Alors, en harmonie avec Pierre qui faisait flotter Morgane, ils nous ont remontés et traînés sur la plage. J’avais échoué. Toute ma vie j’ai eu l’impression d’échouer. Mais là, c’était vrai. Morgane, elle, posée un peu plus loin, semblait si douce, si apaisée, que je ne pouvais que l’aimer encore plus fort.
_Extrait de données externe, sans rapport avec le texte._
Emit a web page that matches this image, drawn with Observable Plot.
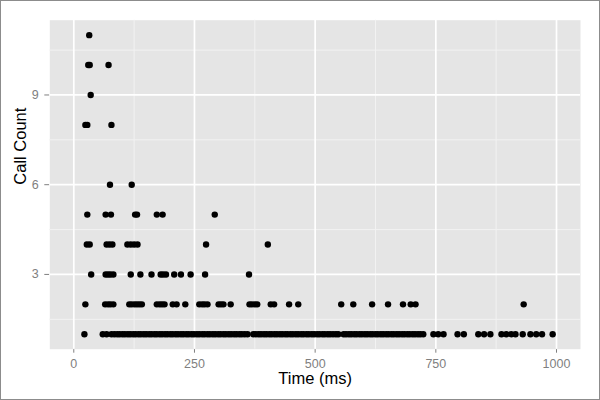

Lorsqu’Emmanuel m’a lâché sur le sable, j’ai gueulé. Une fois. Puis deux. Un cri. Pas pu m’empêcher. J’ai hurlé mes tripes, mes douleurs, mes interdits, mes rejets, les abandons, les faux-semblants, mes conneries, mes regrets, les obstacles et les souffrances vécues dans la joie. Car j’ai toujours préféré nourrir la joie que de donner raisons aux épreuves. Je tremblais. Comme un chien en fin de vie. Je me suis retourné et j’ai vu cette sirène qu’était ma femme à quelques mètres de moi. Alors j’ai rampé jusqu’à elle. Je me suis jeté sur son corps qui a donné la vie à mon éternité et j’ai pleuré. Vidé mes tripes en larmes. Moi qui ne pleure jamais. Jamais car mon frère me l’avait interdit. Là, j’ai pleuré à sec. Comme on crache des cailloux dans une quinte de désespoir. Et elle a posé sa main sur mon moi en murmurant : mais mon amour…. Qu’est-ce qui t’arrive ?
Je suis né. Avec toi. Enfin. Je suis né de n’être plus l’image.
Merci.
Morgane était plus belle que jamais. Plus tendre, plus forte.
On a rejoint Pierre et Emmanuel et j’ai causé. Pour remplir l’espace et tenter de cacher mon malaise et ma gêne.
Emmanuel s’est levé et m’a pris dans ses bras. Façon douce de dire ferme-là.
D’accord.
Voilà.
Rien à d’autre à ajouter sinon merci.
A Morgane. A Pierre et Emmanuel. Et à l’océan dans lequel j’ai pu laisser une part de moi. Un moi pesant et inutile. Les vagues de l’Atlantique ont dû le refiler aux nuages et j’espère que la pluie qui en découlera donnera un peu de vie à quelques fleurs ici-bas.
Rien n’est inutile si on trouve le chemin pour l’équilibre.
Et merci à vous si vous êtes arrivés à me lire et qui sait... Si un jour vous vous trouvez au Pays Basque... Pierre Tabardel. Emmanuel Pastor.